• Data segment:

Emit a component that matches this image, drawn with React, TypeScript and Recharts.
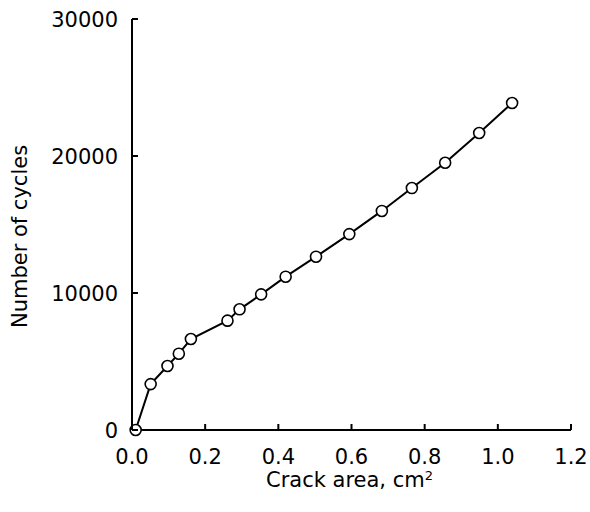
import { LineChart, Line, XAxis, YAxis } from "recharts";

const crackArea = [0.01, 0.051, 0.097, 0.128, 0.161, 0.261, 0.294, 0.353, 0.42, 0.503, 0.594, 0.683, 0.765, 0.856, 0.949, 1.039];
const cycles = [0, 3350, 4670, 5570, 6640, 7980, 8810, 9900, 11190, 12650, 14300, 15990, 17660, 19510, 21680, 23870];

const xTicks = [0, 0.2, 0.4, 0.6, 0.8, 1.0, 1.2];
const yTicks = [0, 10000, 20000, 30000];

const data = crackArea.map((a, i) => ({ area: a, cycles: cycles[i] }));

const FONT = "DejaVu Sans, Liberation Sans, Arial, sans-serif";
const FS = 21;
const X_MARGIN = 20;
const Y_MARGIN = 14;
const TICK_LEN = 6;

// ticks point into the plot, so draw them ourselves next to the label
function XTick({ x, y, payload }: any) {
  const axisY = y - X_MARGIN;
  return (
    <g>
      <line x1={x} y1={axisY} x2={x} y2={axisY - TICK_LEN} stroke="#000" strokeWidth={2} />
      <text x={x} y={y + 14} textAnchor="middle" fontSize={FS} fontFamily={FONT} fill="#000">
        {Number(payload.value).toFixed(1)}
      </text>
    </g>
  );
}

function YTick({ x, y, payload }: any) {
  const axisX = x + Y_MARGIN;
  return (
    <g>
      <line x1={axisX} y1={y} x2={axisX + TICK_LEN} y2={y} stroke="#000" strokeWidth={2} />
      <text x={x} y={y + 7.5} textAnchor="end" fontSize={FS} fontFamily={FONT} fill="#000">
        {payload.value}
      </text>
    </g>
  );
}

function XLabel({ viewBox }: any) {
  const cx = viewBox.x + viewBox.width / 2 - 2;
  return (
    <text x={cx} y={viewBox.y + 57} textAnchor="middle" fontSize={FS} fontFamily={FONT} fill="#000">
      Crack area, cm
      <tspan fontSize={13} dy={-7}>2</tspan>
    </text>
  );
}

function YLabel({ viewBox }: any) {
  const x = viewBox.x + 27;
  const y = viewBox.y + viewBox.height / 2 + 12;
  return (
    <text
      x={x}
      y={y}
      transform={`rotate(-90, ${x}, ${y})`}
      textAnchor="middle"
      fontSize={FS}
      fontFamily={FONT}
      fill="#000"
    >
      Number of cycles
    </text>
  );
}

export default function App() {
  return (
    <div style={{ position: "absolute", left: 0, top: 0, background: "#fff" }}>
      <LineChart width={590} height={512} data={data} margin={{ top: 19, right: 19, bottom: 0, left: 0 }}>
        <XAxis
          dataKey="area"
          type="number"
          domain={[0, 1.2]}
          ticks={xTicks}
          interval={0}
          height={82}
          tickSize={0}
          tickMargin={X_MARGIN}
          axisLine={{ stroke: "#000", strokeWidth: 2 }}
          tickLine={false}
          tick={<XTick />}
          label={<XLabel />}
        />
        <YAxis
          type="number"
          domain={[0, 30000]}
          ticks={yTicks}
          interval={0}
          width={132}
          tickSize={0}
          tickMargin={Y_MARGIN}
          axisLine={{ stroke: "#000", strokeWidth: 2 }}
          tickLine={false}
          tick={<YTick />}
          label={<YLabel />}
        />
        <Line
          dataKey="cycles"
          type="linear"
          stroke="#000"
          strokeWidth={2}
          dot={{ r: 5.5, fill: "#fff", stroke: "#000", strokeWidth: 1.6 }}
          isAnimationActive={false}
        />
      </LineChart>
    </div>
  );
}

• Task details: Begin at the first line of the material and copy each line exactly through the one containing "const yTicks = [0, 10000, 20000, 30000];". Omit pictures.

• The reply:
Emit a component that matches this image, drawn with React, TypeScript and Recharts.
import { LineChart, Line, XAxis, YAxis } from "recharts";

const crackArea = [0.01, 0.051, 0.097, 0.128, 0.161, 0.261, 0.294, 0.353, 0.42, 0.503, 0.594, 0.683, 0.765, 0.856, 0.949, 1.039];
const cycles = [0, 3350, 4670, 5570, 6640, 7980, 8810, 9900, 11190, 12650, 14300, 15990, 17660, 19510, 21680, 23870];

const xTicks = [0, 0.2, 0.4, 0.6, 0.8, 1.0, 1.2];
const yTicks = [0, 10000, 20000, 30000];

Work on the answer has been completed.